Facial Skin Cancer (MOHS)
Skin cancers that involve the face are complicated for many reasons. For most patients, the most important reason is that this is the area of your body that is most important to your appearance.
The majority of facial skin cancers come from chronic exposure to the sun. The three most common types are basal cell carcinoma, squamous cell carcinoma, and melanoma.
Each of these types requires a different approach to achieve a cure.
Depending on the size, type of skin cancer, and precise location on the face, the surgical management is specifically tailored to YOUR situation. Obviously, the primary goal is to completely remove the cancer.

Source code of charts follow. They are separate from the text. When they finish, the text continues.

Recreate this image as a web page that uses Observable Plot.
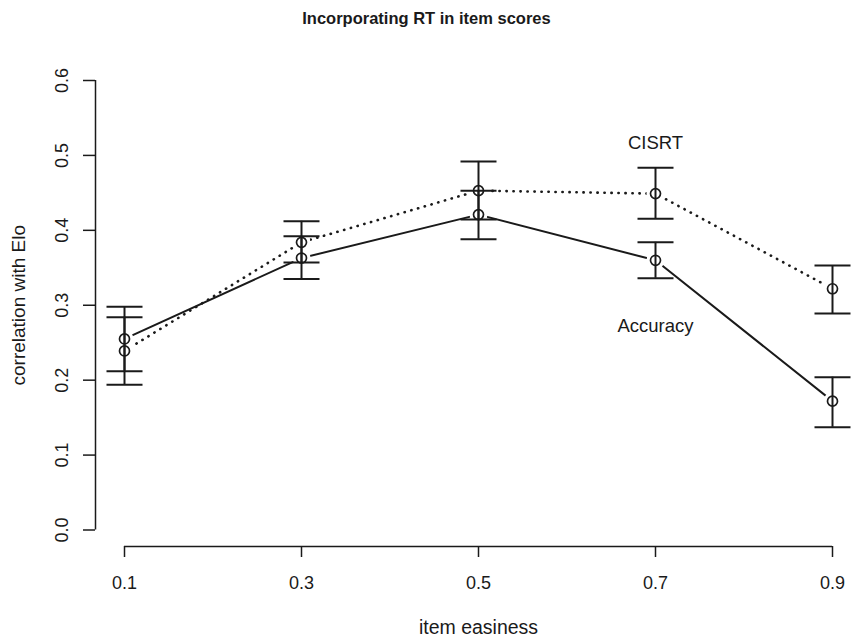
<!DOCTYPE html>
<html>
<head>
<meta charset="utf-8">
<script src="https://cdn.jsdelivr.net/npm/d3@7"></script>
<script src="https://cdn.jsdelivr.net/npm/@observablehq/plot@0.6"></script>
<style>
  html, body { margin: 0; padding: 0; background: #fff; }
  svg { display: block; }
</style>
</head>
<body>
<div id="chart"></div>
<script>
// ---- data ----
const easiness   = [0.1, 0.3, 0.5, 0.7, 0.9];
const accuracy   = [0.255, 0.363, 0.421, 0.360, 0.172];
const accuracyLo = [0.212, 0.335, 0.388, 0.336, 0.137];
const accuracyHi = [0.298, 0.392, 0.453, 0.384, 0.204];
const cisrt      = [0.239, 0.384, 0.453, 0.449, 0.322];
const cisrtLo    = [0.194, 0.357, 0.4145, 0.4155, 0.289];
const cisrtHi    = [0.284, 0.412, 0.492, 0.4836, 0.353];
const xTicks = [0.1, 0.3, 0.5, 0.7, 0.9];
const yTicks = [0.0, 0.1, 0.2, 0.3, 0.4, 0.5, 0.6];
const seriesLabels = ["CISRT", "Accuracy"];
const labelX = [0.7, 0.7];
const labelY = [0.517, 0.272];
const titleText = "Incorporating RT in item scores";
const xLabel = "item easiness";
const yLabel = "correlation with Elo";

const accRows = easiness.map((x, i) => ({series: "Accuracy", x, y: accuracy[i], lo: accuracyLo[i], hi: accuracyHi[i]}));
const cisRows = easiness.map((x, i) => ({series: "CISRT", x, y: cisrt[i], lo: cisrtLo[i], hi: cisrtHi[i]}));
const allRows = accRows.concat(cisRows);
const labelRows = seriesLabels.map((t, i) => ({t, x: labelX[i], y: labelY[i]}));

const ink = "#1a1a1a";
const font = "'Liberation Sans', Arial, Helvetica, sans-serif";
const capSymbol = {draw(ctx) { ctx.moveTo(-18, 0); ctx.lineTo(18, 0); }};
const fmt = d3.format(".1f");
const xMin = xTicks[0], xMax = xTicks[xTicks.length - 1];
const yMin = yTicks[0], yMax = yTicks[yTicks.length - 1];

const chart = Plot.plot({
  width: 852,
  height: 642,
  marginTop: 80,
  marginBottom: 112.5,
  marginLeft: 124,
  marginRight: 20,
  style: {fontFamily: font, color: ink, background: "white"},
  x: {domain: [xMin, xMax]},
  y: {domain: [yMin, yMax]},
  marks: [
    // axes (R style, detached from the plot region)
    Plot.axisY(yTicks, {tickSize: 12, tickFormat: () => "", label: null, dx: -29, stroke: ink, strokeWidth: 1.5}),
    Plot.ruleX([xMin], {y1: yMin, y2: yMax, dx: -29, stroke: ink, strokeWidth: 1.5}),
    Plot.text(yTicks, {y: d => d, text: d => fmt(d), frameAnchor: "left", textAnchor: "middle", dx: -62, rotate: -90, fontSize: 18, fill: ink}),
    Plot.axisX(xTicks, {tickSize: 11, tickFormat: () => "", label: null, dy: 16.5, stroke: ink, strokeWidth: 1.5}),
    Plot.ruleY([yMin], {x1: xMin, x2: xMax, dy: 16.5, stroke: ink, strokeWidth: 1.5}),
    Plot.text(xTicks, {x: d => d, text: d => fmt(d), frameAnchor: "bottom", dy: 59, fontSize: 18, fill: ink}),
    // titles
    Plot.text([titleText], {frameAnchor: "top", dx: -52, dy: -68, fontSize: 16.5, fontWeight: "bold", fill: ink}),
    Plot.text([xLabel], {frameAnchor: "bottom", dy: 104, fontSize: 19.5, fill: ink}),
    Plot.text([yLabel], {frameAnchor: "left", textAnchor: "middle", dx: -106, rotate: -90, fontSize: 19, fill: ink}),
    // series lines
    Plot.line(accRows, {x: "x", y: "y", stroke: ink, strokeWidth: 2}),
    Plot.line(cisRows, {x: "x", y: "y", stroke: ink, strokeWidth: 2.6, strokeLinecap: "round", strokeDasharray: "0.3,6.7"}),
    // gaps around points (R type="b")
    Plot.dot(allRows, {x: "x", y: "y", r: 5, fill: "white", stroke: "white", strokeWidth: 8}),
    // error bars
    Plot.ruleX(allRows, {x: "x", y1: "lo", y2: "hi", stroke: ink, strokeWidth: 2}),
    Plot.dot(allRows, {x: "x", y: "lo", symbol: capSymbol, fill: "none", stroke: ink, strokeWidth: 2}),
    Plot.dot(allRows, {x: "x", y: "hi", symbol: capSymbol, fill: "none", stroke: ink, strokeWidth: 2}),
    // points
    Plot.dot(allRows, {x: "x", y: "y", r: 5, fill: "none", stroke: ink, strokeWidth: 1.7}),
    // series labels
    Plot.text(labelRows, {x: "x", y: "y", text: "t", fontSize: 18.5, fill: ink})
  ]
});
document.getElementById("chart").appendChild(chart);
</script>
</body>
</html>
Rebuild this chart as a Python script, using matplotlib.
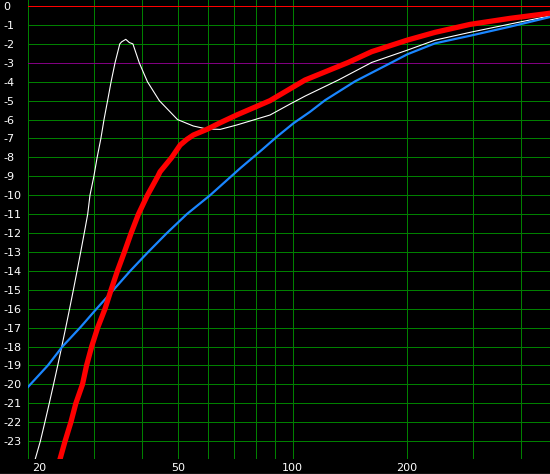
import matplotlib
matplotlib.use('Agg')
import matplotlib.pyplot as plt
import matplotlib.transforms as mtransforms
from matplotlib.lines import Line2D

# frequency (Hz) / level (dB)
white_f = [20.9, 21.6, 22.2, 22.8, 23.4, 24.0, 24.6, 25.2, 25.8, 26.4, 27.0, 27.6,
           28.2, 28.8, 29.2, 29.9, 30.5, 31.2, 31.8, 32.5, 33.2, 34.0, 35.0, 35.4,
           36.3, 37.1, 37.9, 39.4, 41.4, 44.5, 47.5, 49.7, 54.7, 59.4, 64.4, 71.2,
           87.2, 98.5, 107.9, 132.1, 161.8, 200.9, 237.7, 294, 375, 478]
white_db = [-24, -23, -22, -21, -20, -19, -18, -17, -16, -15, -14, -13,
            -12, -11, -10, -9, -8, -7, -6, -5, -4, -3, -2, -1.89,
            -1.76, -1.93, -2, -3, -4, -5, -5.59, -6, -6.34, -6.5, -6.52, -6.29,
            -5.76, -5.18, -4.76, -3.91, -2.98, -2.33, -1.8, -1.39, -0.95, -0.52]

red_f = [24.3, 25.1, 26.0, 26.8, 27.9, 28.6, 29.5, 30.6, 32.0, 33.2, 34.5, 36.0,
         37.5, 39.2, 41.4, 44.1, 44.7, 48.0, 50.5, 52.6, 54.7, 59.4, 64.4, 71.2,
         87.2, 107.9, 140.3, 161.8, 200.9, 237.7, 294, 375, 478]
red_db = [-24, -23, -22, -21, -20, -19, -18, -17, -16, -15, -14, -13,
          -12, -11, -10, -9, -8.76, -8, -7.35, -7.05, -6.82, -6.52, -6.17, -5.76,
          -5.0, -3.91, -2.98, -2.41, -1.8, -1.39, -0.97, -0.65, -0.38]

blue_f = [19.9, 22.6, 24.7, 27.5, 30.4, 33.7, 37.3, 41.6, 46.6, 52.6, 60.6, 72.7,
          82.9, 90.9, 100.5, 111.2, 121.8, 146.2, 182.7, 200.9, 237.7, 294, 375, 478]
blue_db = [-20.2, -19, -18, -17, -16, -15, -14, -13, -12, -11, -10, -8.58,
           -7.61, -6.91, -6.2, -5.59, -4.98, -3.98, -2.98, -2.55, -1.97, -1.57, -1.09, -0.58]

x_grid = [20, 30, 40, 50, 60, 70, 80, 90, 100, 200, 300, 400]
x_ticks = [20, 50, 100, 200]
y_ticks = list(range(0, -24, -1))

GREEN = '#008000'

fig = plt.figure(figsize=(5.5, 4.74), dpi=100, facecolor='black')
ax = fig.add_axes([27.7 / 550, 14.7 / 474, 1 - 27.7 / 550, 459.3 / 474])
ax.set_facecolor('black')
ax.set_xscale('log')
ax.set_xlim(20.0, 478)
ax.set_ylim(-23.96, 0.32)

for f in x_grid:
    ax.axvline(f, color=GREEN, lw=0.72, antialiased=False, zorder=1)
for d in range(-1, -25, -1):
    c = '#800080' if d == -3 else GREEN
    ax.axhline(d, color=c, lw=0.72, antialiased=False, zorder=1)
ax.axhline(0, color='#ff0000', lw=0.72, antialiased=False, zorder=1)

ax.plot(white_f, white_db, color='white', lw=0.8, zorder=3)
ax.plot(blue_f, blue_db, color='#1a86ff', lw=1.6, zorder=4)
ax.plot(red_f, red_db, color='#ff0000', lw=3.8, zorder=5, solid_joinstyle='round')

for s in ax.spines.values():
    s.set_visible(False)

ax.set_xticks(x_ticks)
ax.set_xticklabels([str(t) for t in x_ticks])
ax.minorticks_off()
ax.set_yticks(y_ticks)
ax.set_yticklabels([str(t) for t in y_ticks])
ax.tick_params(axis='both', length=0, colors='white', labelsize=8)
ax.tick_params(axis='x', pad=2.5)
ax.tick_params(axis='y', pad=17.8)
for lab in ax.get_yticklabels():
    lab.set_horizontalalignment('left')
first = ax.get_xticklabels()[0]
first.set_transform(first.get_transform() +
                    mtransforms.ScaledTranslation(11 / 100, 0, fig.dpi_scale_trans))

fig.add_artist(Line2D([0, 1], [0.5 / 474, 0.5 / 474], color='#5a5a5a', lw=1.0,
                      transform=fig.transFigure))

fig.savefig('out.png', dpi=100, facecolor='black')
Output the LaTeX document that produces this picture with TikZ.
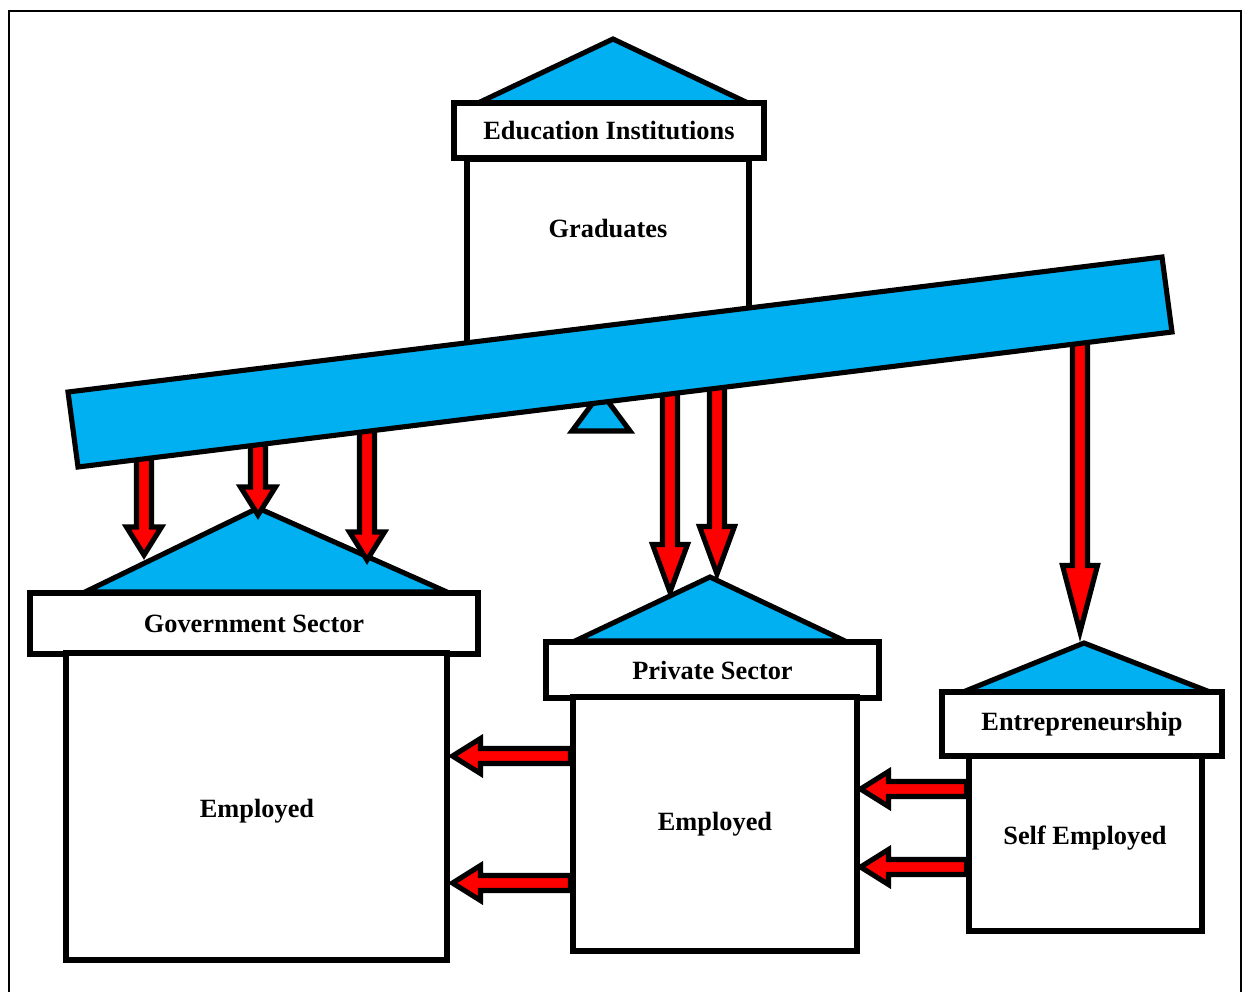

Because the appearance of your face is also extremely important, and successful removal of some facial skin cancers requires removal of significant amounts of facial skin and tissue, it is important to consider your appearance after the cancer is removed. Dr. Clark has unique expertise in the reconstruction of the face after complete removal of the cancer. He lectures locally, regionally, and nationally; he has written textbook chapters and scientific articles on techniques in facial reconstruction.
Frequently, because of the limited amount of “extra” tissue in the facial structures for reconstruction, a certain method of removal of the cancer is used called Mohs Micrographic Surgery. It is basically analogous to removing the roots of a tree stump without disturbing the rest of the lawn.